--- BEGIN ---

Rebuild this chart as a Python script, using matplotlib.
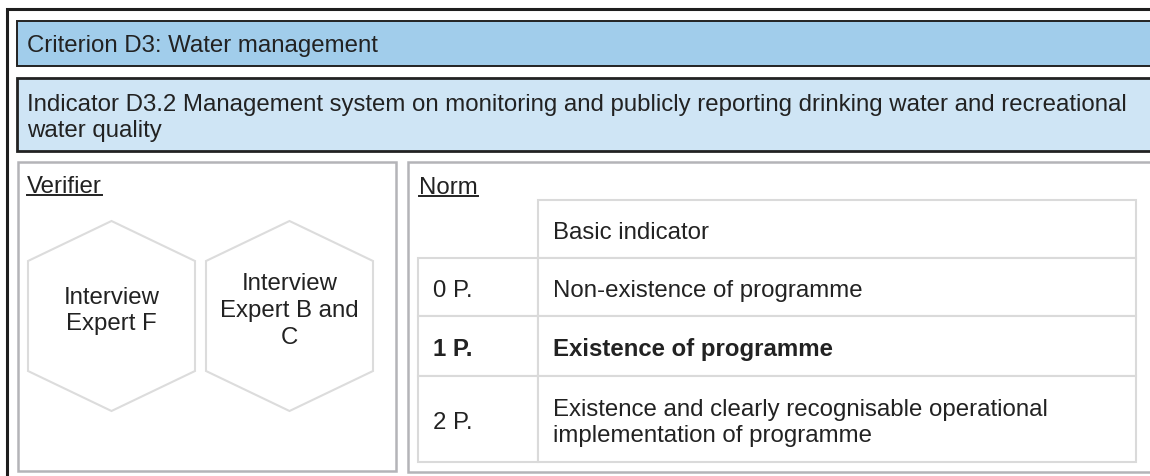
import matplotlib
matplotlib.use("Agg")
import matplotlib.pyplot as plt
from matplotlib.patches import Rectangle, Polygon

plt.rcParams['font.family'] = ['Liberation Sans', 'DejaVu Sans']

# texts of the sheet
criterion = "Criterion D3: Water management"
indicator = ("Indicator D3.2 Management system on monitoring and publicly reporting drinking water and recreational\n"
             "water quality")
verifier_title = "Verifier"
norm_title = "Norm"
verifiers = ["Interview\nExpert F", "Interview\nExpert B and\nC"]
norm_header = "Basic indicator"
points = ["0 P.", "1 P.", "2 P."]
norms = ["Non-existence of programme",
         "Existence of programme",
         "Existence and clearly recognisable operational\nimplementation of programme"]
achieved = "1 P."

W, H = 1150, 477
FS = 17.3
LS = 1.27
TXT = "#222222"

fig = plt.figure(figsize=(W / 100, H / 100), dpi=100)
ax = fig.add_axes([0, 0, 1, 1])
ax.set_xlim(0, W)
ax.set_ylim(H, 0)
ax.axis("off")

# outer frame (top and left only visible)
ax.plot([7, 7, W + 5], [H + 5, 10, 10], color="#1e1e1e", lw=2.2, solid_joinstyle="miter")

# criterion and indicator bars
ax.add_patch(Rectangle((17, 22), W, 45, facecolor="#a1cdeb", edgecolor="#222222", lw=1.4))
ax.text(27, 46, criterion, fontsize=FS, color=TXT, va="center")
ax.add_patch(Rectangle((17, 79), W, 73, facecolor="#cfe5f5", edgecolor="#222222", lw=2.0))
ax.text(27, 118, indicator, fontsize=FS, color=TXT, va="center", linespacing=LS)

# verifier and norm panels
ax.add_patch(Rectangle((18, 163), 378, 309, facecolor="white", edgecolor="#b4b4b8", lw=1.8))
ax.add_patch(Rectangle((408, 163), W, 310, facecolor="white", edgecolor="#b4b4b8", lw=1.8))


def underlined(x, y, s):
    t = ax.text(x, y, s, fontsize=FS, color=TXT, va="center")
    fig.canvas.draw()
    bb = t.get_window_extent().transformed(ax.transData.inverted())
    yl = max(bb.y0, bb.y1) - 2
    ax.plot([bb.x0, bb.x1], [yl, yl], color=TXT, lw=1.4)


underlined(27, 187, verifier_title)
underlined(419, 188, norm_title)

# hexagons with verifier sources
hex_cx = [111.5, 289.5]
for cx, label in zip(hex_cx, verifiers):
    cy, hw, hh = 317, 83.5, 95
    pts = [(cx, cy - hh), (cx + hw, cy - 55), (cx + hw, cy + 55),
           (cx, cy + hh), (cx - hw, cy + 55), (cx - hw, cy - 55)]
    ax.add_patch(Polygon(pts, closed=True, facecolor="white", edgecolor="#dcdcdc", lw=1.5))
    ax.text(cx, 311, label, fontsize=FS, color=TXT, ha="center", va="center", linespacing=LS)

# norm table
grid = "#dadada"
col_x = [418, 538, 1136]
row_y = [201, 259, 317, 377, 463]
ax.add_patch(Rectangle((col_x[1], row_y[0]), col_x[2] - col_x[1], row_y[1] - row_y[0],
                       facecolor="white", edgecolor=grid, lw=1.5))
ax.text(553, (row_y[0] + row_y[1]) / 2 + 3, norm_header, fontsize=FS, color=TXT, va="center")
for i, (p, n) in enumerate(zip(points, norms)):
    y0, y1 = row_y[i + 1], row_y[i + 2]
    ax.add_patch(Rectangle((col_x[0], y0), col_x[1] - col_x[0], y1 - y0,
                           facecolor="white", edgecolor=grid, lw=1.5))
    ax.add_patch(Rectangle((col_x[1], y0), col_x[2] - col_x[1], y1 - y0,
                           facecolor="white", edgecolor=grid, lw=1.5))
    wt = "bold" if p == achieved else "normal"
    ym = (y0 + y1) / 2 + 3
    ax.text(433, ym, p, fontsize=FS, color=TXT, va="center", fontweight=wt)
    ax.text(553, ym, n, fontsize=FS, color=TXT, va="center", fontweight=wt, linespacing=LS)

fig.savefig("out.png", dpi=100)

--- END ---

Take the listing and print it again exactly, but without any pictures.

Rebuild this chart as a Python script, using matplotlib.
import matplotlib
matplotlib.use("Agg")
import matplotlib.pyplot as plt
from matplotlib.patches import Rectangle, Polygon

plt.rcParams['font.family'] = ['Liberation Sans', 'DejaVu Sans']

# texts of the sheet
criterion = "Criterion D3: Water management"
indicator = ("Indicator D3.2 Management system on monitoring and publicly reporting drinking water and recreational\n"
             "water quality")
verifier_title = "Verifier"
norm_title = "Norm"
verifiers = ["Interview\nExpert F", "Interview\nExpert B and\nC"]
norm_header = "Basic indicator"
points = ["0 P.", "1 P.", "2 P."]
norms = ["Non-existence of programme",
         "Existence of programme",
         "Existence and clearly recognisable operational\nimplementation of programme"]
achieved = "1 P."

W, H = 1150, 477
FS = 17.3
LS = 1.27
TXT = "#222222"

fig = plt.figure(figsize=(W / 100, H / 100), dpi=100)
ax = fig.add_axes([0, 0, 1, 1])
ax.set_xlim(0, W)
ax.set_ylim(H, 0)
ax.axis("off")

# outer frame (top and left only visible)
ax.plot([7, 7, W + 5], [H + 5, 10, 10], color="#1e1e1e", lw=2.2, solid_joinstyle="miter")

# criterion and indicator bars
ax.add_patch(Rectangle((17, 22), W, 45, facecolor="#a1cdeb", edgecolor="#222222", lw=1.4))
ax.text(27, 46, criterion, fontsize=FS, color=TXT, va="center")
ax.add_patch(Rectangle((17, 79), W, 73, facecolor="#cfe5f5", edgecolor="#222222", lw=2.0))
ax.text(27, 118, indicator, fontsize=FS, color=TXT, va="center", linespacing=LS)

# verifier and norm panels
ax.add_patch(Rectangle((18, 163), 378, 309, facecolor="white", edgecolor="#b4b4b8", lw=1.8))
ax.add_patch(Rectangle((408, 163), W, 310, facecolor="white", edgecolor="#b4b4b8", lw=1.8))


def underlined(x, y, s):
    t = ax.text(x, y, s, fontsize=FS, color=TXT, va="center")
    fig.canvas.draw()
    bb = t.get_window_extent().transformed(ax.transData.inverted())
    yl = max(bb.y0, bb.y1) - 2
    ax.plot([bb.x0, bb.x1], [yl, yl], color=TXT, lw=1.4)


underlined(27, 187, verifier_title)
underlined(419, 188, norm_title)

# hexagons with verifier sources
hex_cx = [111.5, 289.5]
for cx, label in zip(hex_cx, verifiers):
    cy, hw, hh = 317, 83.5, 95
    pts = [(cx, cy - hh), (cx + hw, cy - 55), (cx + hw, cy + 55),
           (cx, cy + hh), (cx - hw, cy + 55), (cx - hw, cy - 55)]
    ax.add_patch(Polygon(pts, closed=True, facecolor="white", edgecolor="#dcdcdc", lw=1.5))
    ax.text(cx, 311, label, fontsize=FS, color=TXT, ha="center", va="center", linespacing=LS)

# norm table
grid = "#dadada"
col_x = [418, 538, 1136]
row_y = [201, 259, 317, 377, 463]
ax.add_patch(Rectangle((col_x[1], row_y[0]), col_x[2] - col_x[1], row_y[1] - row_y[0],
                       facecolor="white", edgecolor=grid, lw=1.5))
ax.text(553, (row_y[0] + row_y[1]) / 2 + 3, norm_header, fontsize=FS, color=TXT, va="center")
for i, (p, n) in enumerate(zip(points, norms)):
    y0, y1 = row_y[i + 1], row_y[i + 2]
    ax.add_patch(Rectangle((col_x[0], y0), col_x[1] - col_x[0], y1 - y0,
                           facecolor="white", edgecolor=grid, lw=1.5))
    ax.add_patch(Rectangle((col_x[1], y0), col_x[2] - col_x[1], y1 - y0,
                           facecolor="white", edgecolor=grid, lw=1.5))
    wt = "bold" if p == achieved else "normal"
    ym = (y0 + y1) / 2 + 3
    ax.text(433, ym, p, fontsize=FS, color=TXT, va="center", fontweight=wt)
    ax.text(553, ym, n, fontsize=FS, color=TXT, va="center", fontweight=wt, linespacing=LS)

fig.savefig("out.png", dpi=100)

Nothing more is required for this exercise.